Instructions for the task - Take the lines from the head of the listing through the one bearing "import matplotlib.pyplot as plt" and copy them exactly, leaving every picture out.

··· Information supplied ···

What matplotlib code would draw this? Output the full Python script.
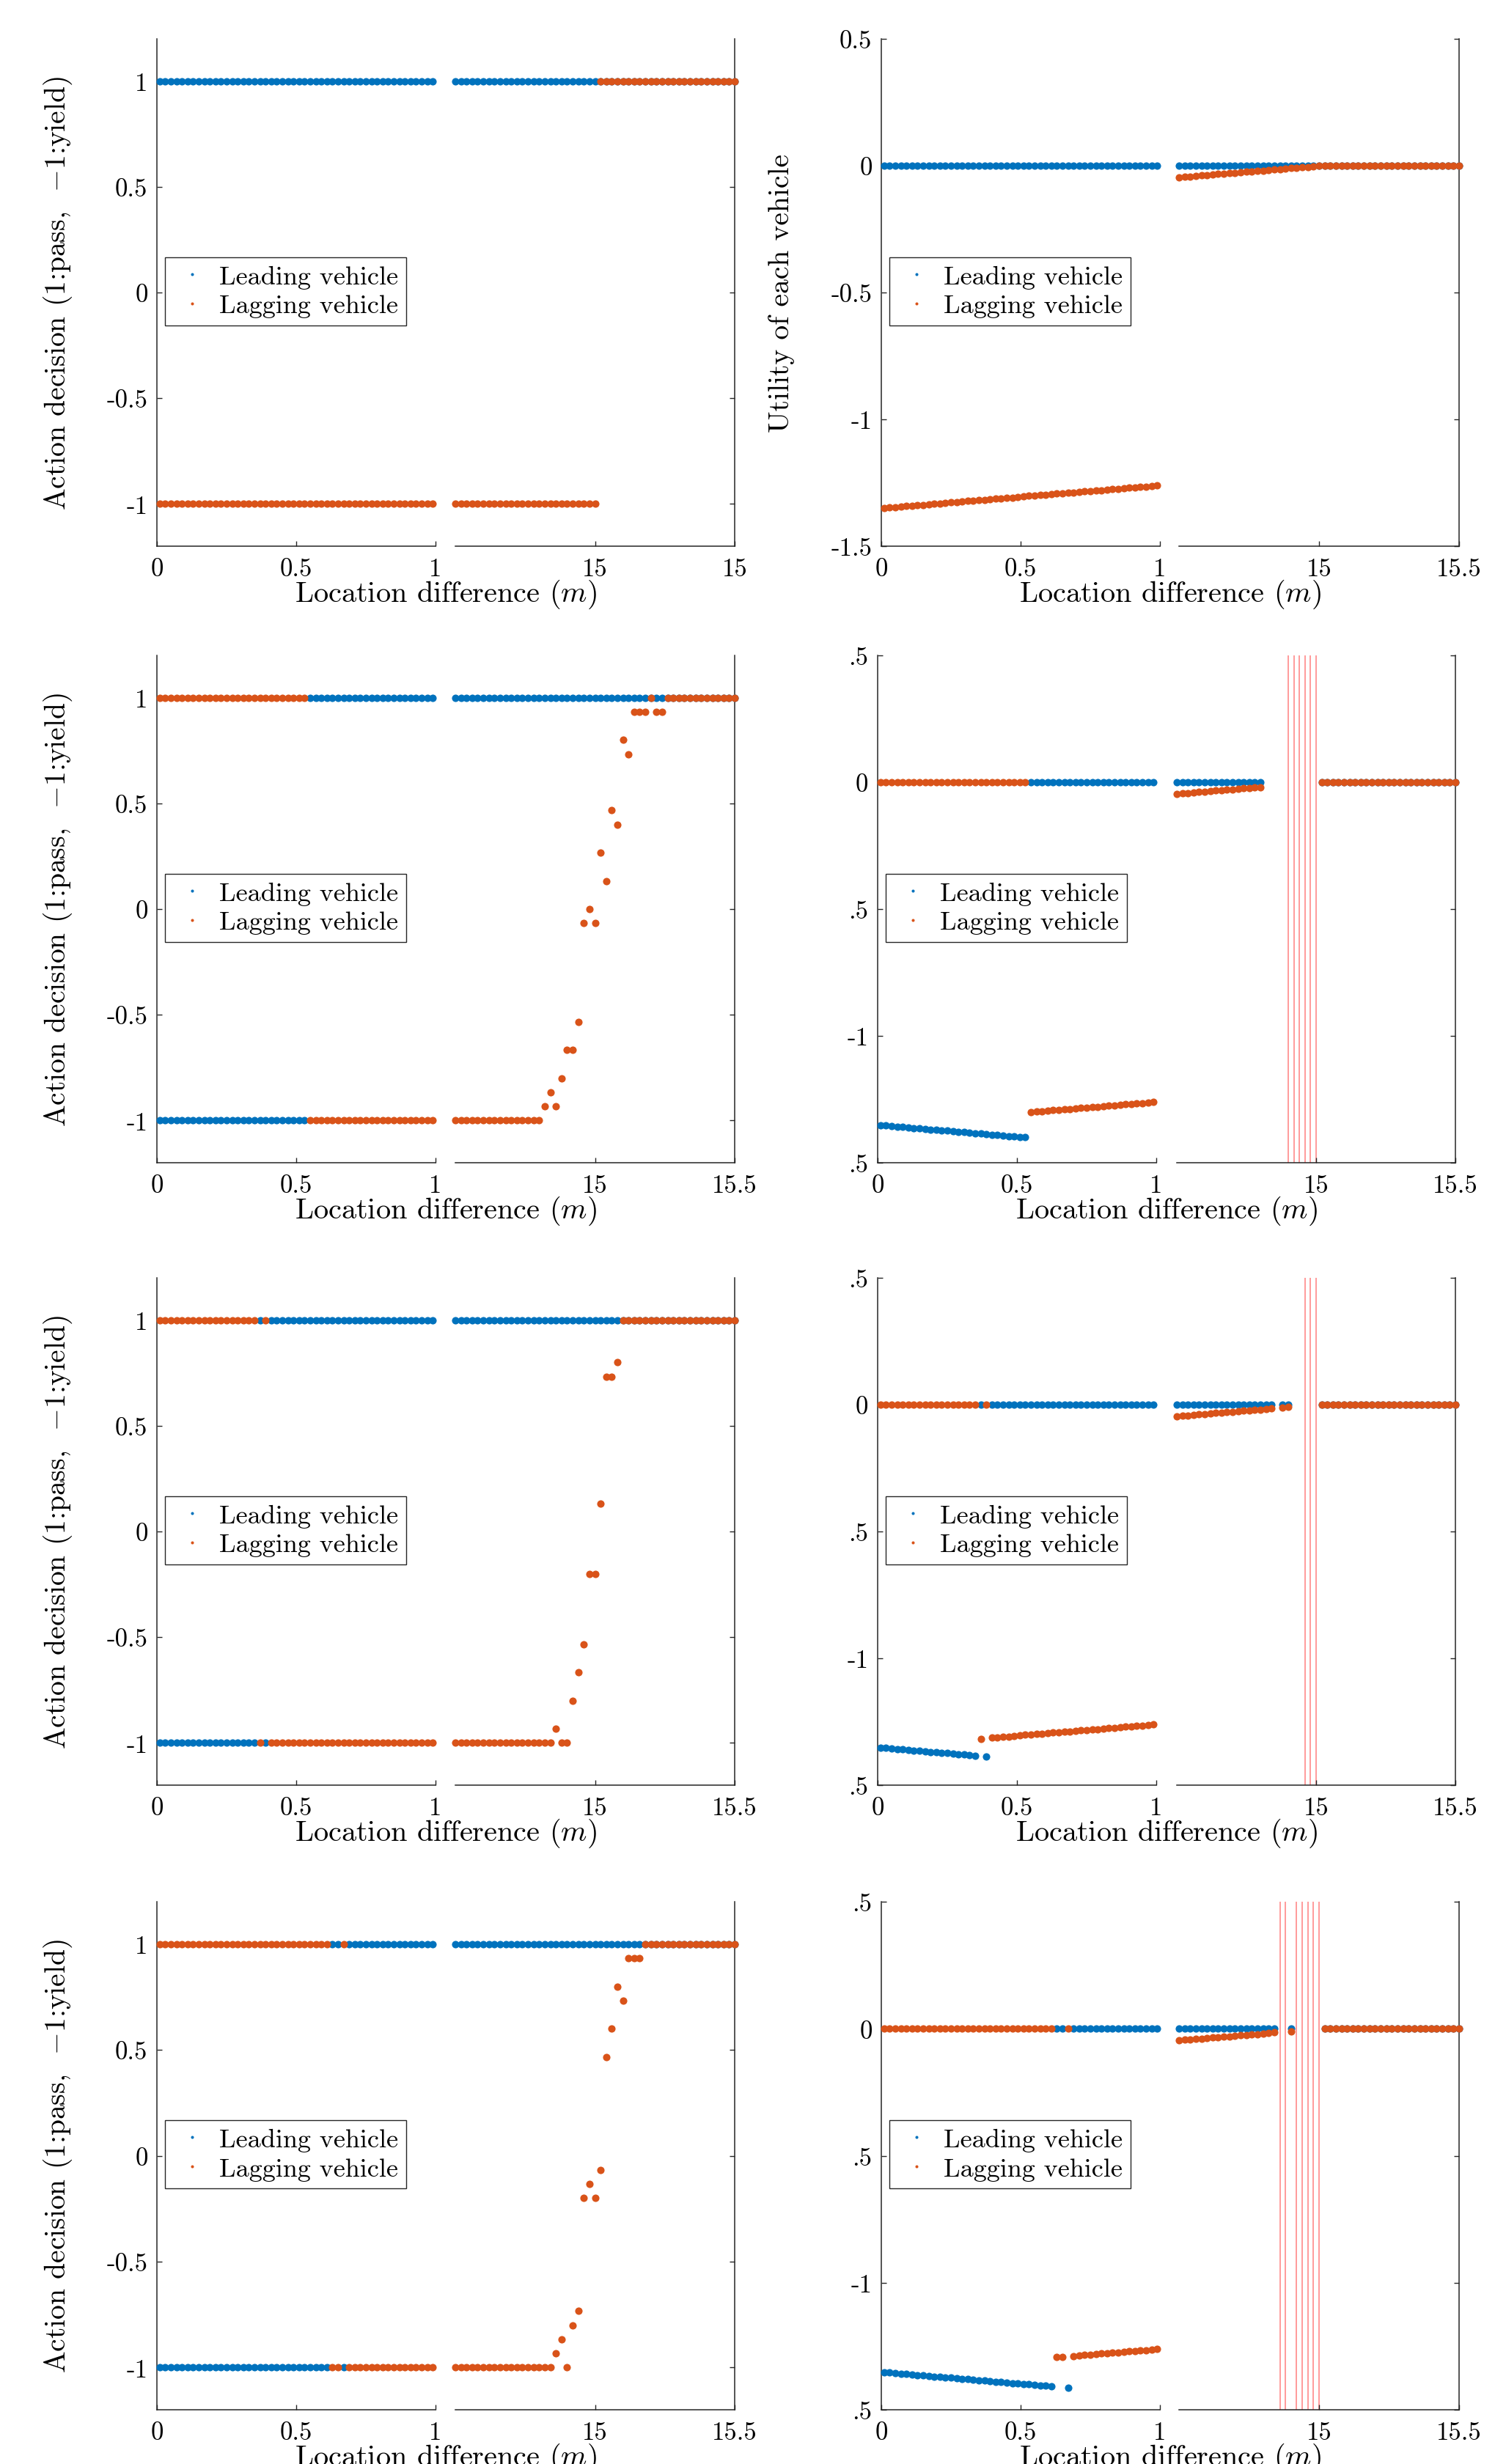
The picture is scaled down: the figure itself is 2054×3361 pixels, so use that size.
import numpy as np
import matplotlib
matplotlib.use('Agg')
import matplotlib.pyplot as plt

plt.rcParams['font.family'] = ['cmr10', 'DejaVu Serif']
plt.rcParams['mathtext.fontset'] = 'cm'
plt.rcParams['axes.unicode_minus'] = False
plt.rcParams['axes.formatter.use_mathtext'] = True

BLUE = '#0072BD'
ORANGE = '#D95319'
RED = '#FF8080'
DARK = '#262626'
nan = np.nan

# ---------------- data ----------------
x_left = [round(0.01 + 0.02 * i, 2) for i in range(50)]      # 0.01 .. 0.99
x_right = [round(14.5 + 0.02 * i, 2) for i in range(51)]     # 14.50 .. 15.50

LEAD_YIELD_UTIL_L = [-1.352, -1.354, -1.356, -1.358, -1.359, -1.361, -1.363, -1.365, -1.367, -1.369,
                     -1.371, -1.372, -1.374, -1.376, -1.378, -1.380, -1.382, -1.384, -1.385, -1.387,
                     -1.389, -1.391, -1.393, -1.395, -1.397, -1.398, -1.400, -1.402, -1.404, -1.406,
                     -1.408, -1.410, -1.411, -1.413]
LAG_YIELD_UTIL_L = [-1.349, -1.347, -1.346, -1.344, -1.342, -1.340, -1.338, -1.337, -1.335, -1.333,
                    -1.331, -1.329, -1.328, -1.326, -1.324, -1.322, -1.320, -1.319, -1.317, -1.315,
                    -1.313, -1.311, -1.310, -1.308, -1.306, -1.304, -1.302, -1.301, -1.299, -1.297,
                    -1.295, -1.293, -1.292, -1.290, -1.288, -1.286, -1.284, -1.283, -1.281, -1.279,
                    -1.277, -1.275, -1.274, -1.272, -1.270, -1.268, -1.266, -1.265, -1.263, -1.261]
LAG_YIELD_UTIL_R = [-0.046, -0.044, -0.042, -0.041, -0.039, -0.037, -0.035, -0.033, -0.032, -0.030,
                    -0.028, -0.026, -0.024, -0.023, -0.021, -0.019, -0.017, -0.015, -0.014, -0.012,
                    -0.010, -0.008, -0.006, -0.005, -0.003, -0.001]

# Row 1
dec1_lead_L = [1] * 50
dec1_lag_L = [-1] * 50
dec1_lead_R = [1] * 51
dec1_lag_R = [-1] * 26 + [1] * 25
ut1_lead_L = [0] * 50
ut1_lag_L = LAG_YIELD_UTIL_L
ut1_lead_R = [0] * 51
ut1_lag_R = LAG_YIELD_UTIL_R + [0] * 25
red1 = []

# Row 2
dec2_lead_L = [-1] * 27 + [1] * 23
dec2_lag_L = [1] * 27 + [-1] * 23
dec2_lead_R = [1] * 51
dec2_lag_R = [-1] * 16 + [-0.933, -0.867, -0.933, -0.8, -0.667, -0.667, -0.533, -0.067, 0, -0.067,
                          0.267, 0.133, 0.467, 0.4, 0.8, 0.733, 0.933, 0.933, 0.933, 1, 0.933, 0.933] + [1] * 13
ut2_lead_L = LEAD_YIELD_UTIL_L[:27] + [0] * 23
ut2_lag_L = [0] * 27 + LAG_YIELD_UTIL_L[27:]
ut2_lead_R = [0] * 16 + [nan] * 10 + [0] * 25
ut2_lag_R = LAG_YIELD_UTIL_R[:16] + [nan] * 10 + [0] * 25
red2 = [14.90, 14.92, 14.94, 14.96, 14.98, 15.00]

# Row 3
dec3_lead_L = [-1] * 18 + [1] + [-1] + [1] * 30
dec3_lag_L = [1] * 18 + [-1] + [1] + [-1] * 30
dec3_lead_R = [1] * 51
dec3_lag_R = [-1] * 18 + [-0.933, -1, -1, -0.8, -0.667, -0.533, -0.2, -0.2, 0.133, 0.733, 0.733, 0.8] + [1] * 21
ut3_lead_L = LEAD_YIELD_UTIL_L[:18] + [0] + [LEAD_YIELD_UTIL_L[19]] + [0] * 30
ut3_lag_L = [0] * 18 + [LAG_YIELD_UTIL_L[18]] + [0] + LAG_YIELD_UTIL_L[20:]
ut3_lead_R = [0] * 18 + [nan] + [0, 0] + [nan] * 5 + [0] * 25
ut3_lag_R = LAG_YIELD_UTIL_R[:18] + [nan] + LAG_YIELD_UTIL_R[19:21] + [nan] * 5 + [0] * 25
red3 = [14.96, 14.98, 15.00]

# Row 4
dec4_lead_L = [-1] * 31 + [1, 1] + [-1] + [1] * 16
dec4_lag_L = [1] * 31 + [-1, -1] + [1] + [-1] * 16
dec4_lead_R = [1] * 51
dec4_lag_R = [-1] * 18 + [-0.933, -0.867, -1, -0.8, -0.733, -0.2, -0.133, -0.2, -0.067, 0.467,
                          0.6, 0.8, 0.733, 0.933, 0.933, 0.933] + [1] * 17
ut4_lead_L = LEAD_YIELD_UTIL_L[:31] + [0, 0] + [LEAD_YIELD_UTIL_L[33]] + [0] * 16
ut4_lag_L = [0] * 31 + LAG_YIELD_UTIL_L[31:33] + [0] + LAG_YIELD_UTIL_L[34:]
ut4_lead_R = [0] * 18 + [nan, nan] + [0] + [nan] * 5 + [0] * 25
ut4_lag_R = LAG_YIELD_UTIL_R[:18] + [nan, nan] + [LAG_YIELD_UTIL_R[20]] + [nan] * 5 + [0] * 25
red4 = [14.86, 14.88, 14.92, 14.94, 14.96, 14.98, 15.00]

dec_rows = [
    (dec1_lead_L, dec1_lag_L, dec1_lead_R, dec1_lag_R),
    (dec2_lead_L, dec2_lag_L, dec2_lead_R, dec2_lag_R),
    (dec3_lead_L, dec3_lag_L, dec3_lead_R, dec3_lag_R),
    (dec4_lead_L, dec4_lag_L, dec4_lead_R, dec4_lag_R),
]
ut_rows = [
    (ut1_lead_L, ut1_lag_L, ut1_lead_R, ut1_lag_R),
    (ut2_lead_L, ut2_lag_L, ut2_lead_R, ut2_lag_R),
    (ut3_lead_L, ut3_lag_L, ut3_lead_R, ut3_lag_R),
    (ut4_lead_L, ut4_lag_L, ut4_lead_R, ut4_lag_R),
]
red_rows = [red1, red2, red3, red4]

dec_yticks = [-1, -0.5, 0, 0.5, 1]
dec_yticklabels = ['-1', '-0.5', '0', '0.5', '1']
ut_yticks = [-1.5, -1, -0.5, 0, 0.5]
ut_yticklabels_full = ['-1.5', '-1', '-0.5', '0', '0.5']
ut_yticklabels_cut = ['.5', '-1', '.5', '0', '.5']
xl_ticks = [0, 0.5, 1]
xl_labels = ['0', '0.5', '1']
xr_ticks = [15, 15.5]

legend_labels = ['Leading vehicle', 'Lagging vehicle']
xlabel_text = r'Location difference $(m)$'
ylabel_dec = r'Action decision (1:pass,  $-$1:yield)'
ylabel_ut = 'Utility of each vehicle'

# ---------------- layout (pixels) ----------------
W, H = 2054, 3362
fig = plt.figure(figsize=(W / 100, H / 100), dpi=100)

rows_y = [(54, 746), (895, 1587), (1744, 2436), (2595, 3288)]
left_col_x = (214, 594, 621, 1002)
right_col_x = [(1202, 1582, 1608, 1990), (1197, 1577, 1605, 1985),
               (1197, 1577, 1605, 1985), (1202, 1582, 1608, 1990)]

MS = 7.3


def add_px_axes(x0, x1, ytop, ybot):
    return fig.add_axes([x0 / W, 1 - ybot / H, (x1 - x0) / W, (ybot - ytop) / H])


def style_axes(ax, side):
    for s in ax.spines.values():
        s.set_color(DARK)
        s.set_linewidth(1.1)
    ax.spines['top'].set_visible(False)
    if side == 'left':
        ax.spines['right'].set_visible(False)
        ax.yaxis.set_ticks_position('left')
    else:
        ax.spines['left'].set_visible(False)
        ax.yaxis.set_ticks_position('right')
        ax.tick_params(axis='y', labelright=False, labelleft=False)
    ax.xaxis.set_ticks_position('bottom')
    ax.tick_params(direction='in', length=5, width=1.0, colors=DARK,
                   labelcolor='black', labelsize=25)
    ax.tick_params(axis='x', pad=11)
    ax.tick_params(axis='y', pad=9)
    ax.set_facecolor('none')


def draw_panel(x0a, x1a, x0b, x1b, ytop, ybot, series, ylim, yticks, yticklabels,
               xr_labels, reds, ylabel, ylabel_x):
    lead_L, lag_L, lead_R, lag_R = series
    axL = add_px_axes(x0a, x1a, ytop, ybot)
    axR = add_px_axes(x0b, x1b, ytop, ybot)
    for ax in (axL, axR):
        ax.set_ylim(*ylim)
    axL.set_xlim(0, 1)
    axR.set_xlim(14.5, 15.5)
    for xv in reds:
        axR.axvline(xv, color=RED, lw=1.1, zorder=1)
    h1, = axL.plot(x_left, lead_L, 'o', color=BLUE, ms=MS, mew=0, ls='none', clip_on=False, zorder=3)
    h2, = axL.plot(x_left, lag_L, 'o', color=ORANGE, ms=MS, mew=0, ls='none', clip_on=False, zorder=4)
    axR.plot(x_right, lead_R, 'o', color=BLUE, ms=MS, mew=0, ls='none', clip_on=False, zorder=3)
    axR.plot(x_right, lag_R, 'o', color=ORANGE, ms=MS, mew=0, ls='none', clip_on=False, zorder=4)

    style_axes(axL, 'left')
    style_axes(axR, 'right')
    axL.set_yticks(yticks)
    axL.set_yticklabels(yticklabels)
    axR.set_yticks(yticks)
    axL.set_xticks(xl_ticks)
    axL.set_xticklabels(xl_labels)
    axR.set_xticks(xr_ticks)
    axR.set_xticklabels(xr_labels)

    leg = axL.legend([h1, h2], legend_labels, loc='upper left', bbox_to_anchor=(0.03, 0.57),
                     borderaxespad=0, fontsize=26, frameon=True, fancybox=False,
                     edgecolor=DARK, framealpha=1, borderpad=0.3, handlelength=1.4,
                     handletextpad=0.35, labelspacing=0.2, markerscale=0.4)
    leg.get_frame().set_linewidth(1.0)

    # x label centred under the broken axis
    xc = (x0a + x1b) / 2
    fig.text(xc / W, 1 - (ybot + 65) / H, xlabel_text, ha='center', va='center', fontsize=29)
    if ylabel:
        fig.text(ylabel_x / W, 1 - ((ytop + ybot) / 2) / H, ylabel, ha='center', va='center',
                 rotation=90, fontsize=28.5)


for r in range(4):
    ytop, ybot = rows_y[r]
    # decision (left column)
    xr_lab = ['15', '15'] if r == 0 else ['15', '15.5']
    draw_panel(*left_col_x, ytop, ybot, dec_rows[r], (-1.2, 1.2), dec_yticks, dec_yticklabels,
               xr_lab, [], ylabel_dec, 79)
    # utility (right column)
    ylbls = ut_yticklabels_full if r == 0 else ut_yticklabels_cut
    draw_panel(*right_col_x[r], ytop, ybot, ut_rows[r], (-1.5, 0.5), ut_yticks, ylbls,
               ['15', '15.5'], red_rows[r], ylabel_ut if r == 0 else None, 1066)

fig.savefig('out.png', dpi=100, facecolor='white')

···

Task result -
What matplotlib code would draw this? Output the full Python script.
The picture is scaled down: the figure itself is 2054×3361 pixels, so use that size.
import numpy as np
import matplotlib
matplotlib.use('Agg')
import matplotlib.pyplot as plt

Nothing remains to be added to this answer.